_WORK TO BE COMPLETED:_ Restate the whole listing word for word. Pictures are left out.

_DATA SEGMENT:_
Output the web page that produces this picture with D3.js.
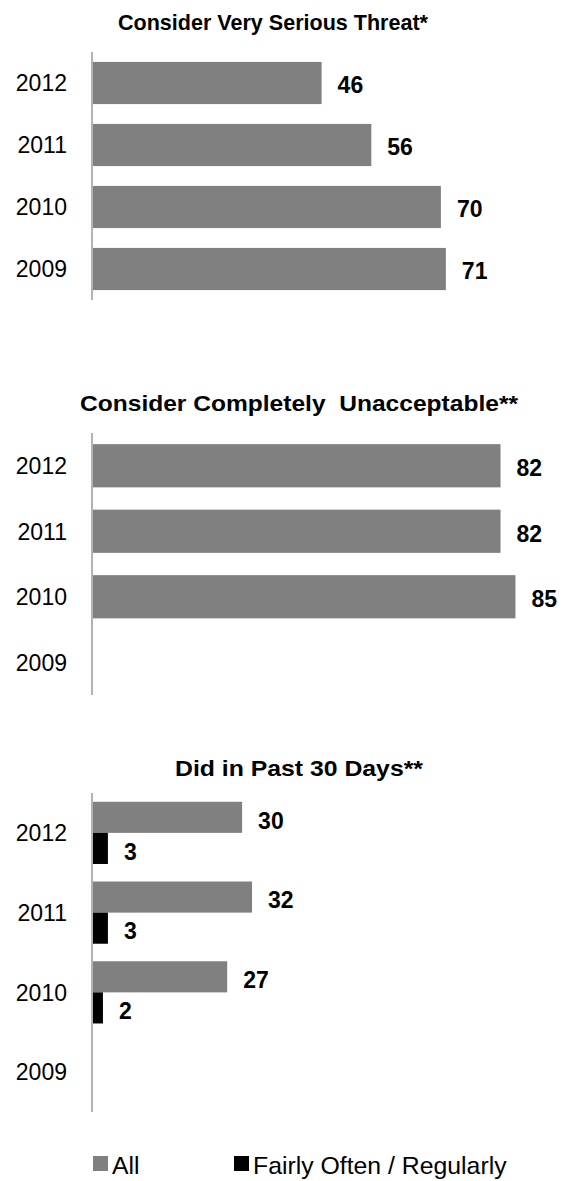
<!DOCTYPE html>
<html>
<head>
<meta charset="utf-8">
<script src="https://cdn.jsdelivr.net/npm/d3@7"></script>
<style>
  html, body { margin: 0; padding: 0; background: #fff; }
  svg { display: block; }
  text { font-family: "Liberation Sans", Arial, sans-serif; }
</style>
</head>
<body>
<svg id="chart" width="569" height="1181"></svg>
<script>
// Survey results by year (top to bottom: 2012 .. 2009)
const years = ["2012", "2011", "2010", "2009"];
const threatValues = [46, 56, 70, 71];              // Consider very serious threat
const unacceptableValues = [82, 82, 85, null];      // Consider completely unacceptable
const pastAllValues = [30, 32, 27, null];           // Did in past 30 days: all
const pastRegularValues = [3, 3, 2, null];          // Did in past 30 days: fairly often / regularly
const seriesNames = ["All", "Fairly Often / Regularly"];
const titles = [
  "Consider Very Serious Threat*",
  "Consider Completely  Unacceptable**",
  "Did in Past 30 Days**"
];

const GRAY = "#808080";
const BLACK = "#000000";
const svg = d3.select("#chart");

// shared horizontal value scale
const x = d3.scaleLinear().domain([0, 100]).range([93, 590]);
const axisX = 92;

function yearLabels(g, y) {
  g.selectAll("text.year")
    .data(years)
    .join("text")
    .attr("class", "year")
    .attr("x", 67)
    .attr("y", d => y(d) + y.bandwidth() / 2)
    .attr("dy", "0.36em")
    .attr("text-anchor", "end")
    .attr("font-size", 23)
    .attr("fill", "#000")
    .text(d => d);
}

function axisLine(g, top, bottom) {
  g.append("line")
    .attr("x1", axisX).attr("x2", axisX)
    .attr("y1", top).attr("y2", bottom)
    .attr("stroke", "#9a9a9a")
    .attr("stroke-width", 1.5);
}

// title placed by its left edge and stretched to a set width
function title(g, text, left, width, baseline) {
  g.append("text")
    .attr("x", left)
    .attr("y", baseline)
    .attr("font-size", 22)
    .attr("font-weight", "bold")
    .attr("textLength", width)
    .attr("lengthAdjust", "spacingAndGlyphs")
    .style("white-space", "pre")
    .text(text);
}

function valueLabel(g, rows, yPos) {
  g.selectAll(null)
    .data(rows)
    .join("text")
    .attr("x", d => x(d.v) + 16)
    .attr("y", yPos)
    .attr("dy", "0.36em")
    .attr("font-size", 23)
    .attr("font-weight", "bold")
    .text(d => d.v);
}

// single-series panel
function simplePanel(values, titleText, tLeft, tWidth, titleBase, top, bottom, padIn, padOut) {
  const g = svg.append("g");
  const y = d3.scaleBand().domain(years).range([top, bottom])
    .paddingInner(padIn).paddingOuter(padOut);
  const rows = years.map((yr, i) => ({ yr, v: values[i] })).filter(d => d.v != null);

  title(g, titleText, tLeft, tWidth, titleBase);
  g.selectAll("rect")
    .data(rows)
    .join("rect")
    .attr("x", x(0))
    .attr("y", d => y(d.yr))
    .attr("width", d => x(d.v) - x(0))
    .attr("height", y.bandwidth())
    .attr("fill", GRAY);
  valueLabel(g, rows, d => y(d.yr) + y.bandwidth() / 2 + 2);
  axisLine(g, top, bottom);
  yearLabels(g, y);
}

simplePanel(threatValues, titles[0], 118, 310, 30, 52, 300, 0.32, 0.16);
simplePanel(unacceptableValues, titles[1], 80, 438, 411, 433, 695, 0.34, 0.17);

// grouped panel
(function () {
  const top = 793, bottom = 1112;
  const g = svg.append("g");
  const y = d3.scaleBand().domain(years).range([top, bottom])
    .paddingInner(0.22).paddingOuter(0.11);
  const sub = d3.scaleBand().domain(seriesNames).range([0, y.bandwidth()]);
  const color = d3.scaleOrdinal().domain(seriesNames).range([GRAY, BLACK]);

  const rows = [];
  years.forEach((yr, i) => {
    if (pastAllValues[i] != null) rows.push({ yr, s: seriesNames[0], v: pastAllValues[i] });
    if (pastRegularValues[i] != null) rows.push({ yr, s: seriesNames[1], v: pastRegularValues[i] });
  });

  title(g, titles[2], 175, 248, 776);
  g.selectAll("rect")
    .data(rows)
    .join("rect")
    .attr("x", x(0))
    .attr("y", d => y(d.yr) + sub(d.s))
    .attr("width", d => x(d.v) - x(0))
    .attr("height", sub.bandwidth())
    .attr("fill", d => color(d.s));
  valueLabel(g, rows, d => y(d.yr) + sub(d.s) + sub.bandwidth() / 2 + 3);
  axisLine(g, top, bottom);
  yearLabels(g, y);

  // legend
  const legendX = [93, 234];
  const lg = svg.append("g");
  seriesNames.forEach((name, i) => {
    lg.append("rect")
      .attr("x", legendX[i]).attr("y", 1156)
      .attr("width", 15).attr("height", 15)
      .attr("fill", color(name));
    lg.append("text")
      .attr("x", legendX[i] + 19).attr("y", 1174)
      .attr("font-size", 24.8)
      .text(name);
  });
})();
</script>
</body>
</html>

_WORKED ANSWER:_
Output the web page that produces this picture with D3.js.
<!DOCTYPE html>
<html>
<head>
<meta charset="utf-8">
<script src="https://cdn.jsdelivr.net/npm/d3@7"></script>
<style>
  html, body { margin: 0; padding: 0; background: #fff; }
  svg { display: block; }
  text { font-family: "Liberation Sans", Arial, sans-serif; }
</style>
</head>
<body>
<svg id="chart" width="569" height="1181"></svg>
<script>
// Survey results by year (top to bottom: 2012 .. 2009)
const years = ["2012", "2011", "2010", "2009"];
const threatValues = [46, 56, 70, 71];              // Consider very serious threat
const unacceptableValues = [82, 82, 85, null];      // Consider completely unacceptable
const pastAllValues = [30, 32, 27, null];           // Did in past 30 days: all
const pastRegularValues = [3, 3, 2, null];          // Did in past 30 days: fairly often / regularly
const seriesNames = ["All", "Fairly Often / Regularly"];
const titles = [
  "Consider Very Serious Threat*",
  "Consider Completely  Unacceptable**",
  "Did in Past 30 Days**"
];

const GRAY = "#808080";
const BLACK = "#000000";
const svg = d3.select("#chart");

// shared horizontal value scale
const x = d3.scaleLinear().domain([0, 100]).range([93, 590]);
const axisX = 92;

function yearLabels(g, y) {
  g.selectAll("text.year")
    .data(years)
    .join("text")
    .attr("class", "year")
    .attr("x", 67)
    .attr("y", d => y(d) + y.bandwidth() / 2)
    .attr("dy", "0.36em")
    .attr("text-anchor", "end")
    .attr("font-size", 23)
    .attr("fill", "#000")
    .text(d => d);
}

function axisLine(g, top, bottom) {
  g.append("line")
    .attr("x1", axisX).attr("x2", axisX)
    .attr("y1", top).attr("y2", bottom)
    .attr("stroke", "#9a9a9a")
    .attr("stroke-width", 1.5);
}

// title placed by its left edge and stretched to a set width
function title(g, text, left, width, baseline) {
  g.append("text")
    .attr("x", left)
    .attr("y", baseline)
    .attr("font-size", 22)
    .attr("font-weight", "bold")
    .attr("textLength", width)
    .attr("lengthAdjust", "spacingAndGlyphs")
    .style("white-space", "pre")
    .text(text);
}

function valueLabel(g, rows, yPos) {
  g.selectAll(null)
    .data(rows)
    .join("text")
    .attr("x", d => x(d.v) + 16)
    .attr("y", yPos)
    .attr("dy", "0.36em")
    .attr("font-size", 23)
    .attr("font-weight", "bold")
    .text(d => d.v);
}

// single-series panel
function simplePanel(values, titleText, tLeft, tWidth, titleBase, top, bottom, padIn, padOut) {
  const g = svg.append("g");
  const y = d3.scaleBand().domain(years).range([top, bottom])
    .paddingInner(padIn).paddingOuter(padOut);
  const rows = years.map((yr, i) => ({ yr, v: values[i] })).filter(d => d.v != null);

  title(g, titleText, tLeft, tWidth, titleBase);
  g.selectAll("rect")
    .data(rows)
    .join("rect")
    .attr("x", x(0))
    .attr("y", d => y(d.yr))
    .attr("width", d => x(d.v) - x(0))
    .attr("height", y.bandwidth())
    .attr("fill", GRAY);
  valueLabel(g, rows, d => y(d.yr) + y.bandwidth() / 2 + 2);
  axisLine(g, top, bottom);
  yearLabels(g, y);
}

simplePanel(threatValues, titles[0], 118, 310, 30, 52, 300, 0.32, 0.16);
simplePanel(unacceptableValues, titles[1], 80, 438, 411, 433, 695, 0.34, 0.17);

// grouped panel
(function () {
  const top = 793, bottom = 1112;
  const g = svg.append("g");
  const y = d3.scaleBand().domain(years).range([top, bottom])
    .paddingInner(0.22).paddingOuter(0.11);
  const sub = d3.scaleBand().domain(seriesNames).range([0, y.bandwidth()]);
  const color = d3.scaleOrdinal().domain(seriesNames).range([GRAY, BLACK]);

  const rows = [];
  years.forEach((yr, i) => {
    if (pastAllValues[i] != null) rows.push({ yr, s: seriesNames[0], v: pastAllValues[i] });
    if (pastRegularValues[i] != null) rows.push({ yr, s: seriesNames[1], v: pastRegularValues[i] });
  });

  title(g, titles[2], 175, 248, 776);
  g.selectAll("rect")
    .data(rows)
    .join("rect")
    .attr("x", x(0))
    .attr("y", d => y(d.yr) + sub(d.s))
    .attr("width", d => x(d.v) - x(0))
    .attr("height", sub.bandwidth())
    .attr("fill", d => color(d.s));
  valueLabel(g, rows, d => y(d.yr) + sub(d.s) + sub.bandwidth() / 2 + 3);
  axisLine(g, top, bottom);
  yearLabels(g, y);

  // legend
  const legendX = [93, 234];
  const lg = svg.append("g");
  seriesNames.forEach((name, i) => {
    lg.append("rect")
      .attr("x", legendX[i]).attr("y", 1156)
      .attr("width", 15).attr("height", 15)
      .attr("fill", color(name));
    lg.append("text")
      .attr("x", legendX[i] + 19).attr("y", 1174)
      .attr("font-size", 24.8)
      .text(name);
  });
})();
</script>
</body>
</html>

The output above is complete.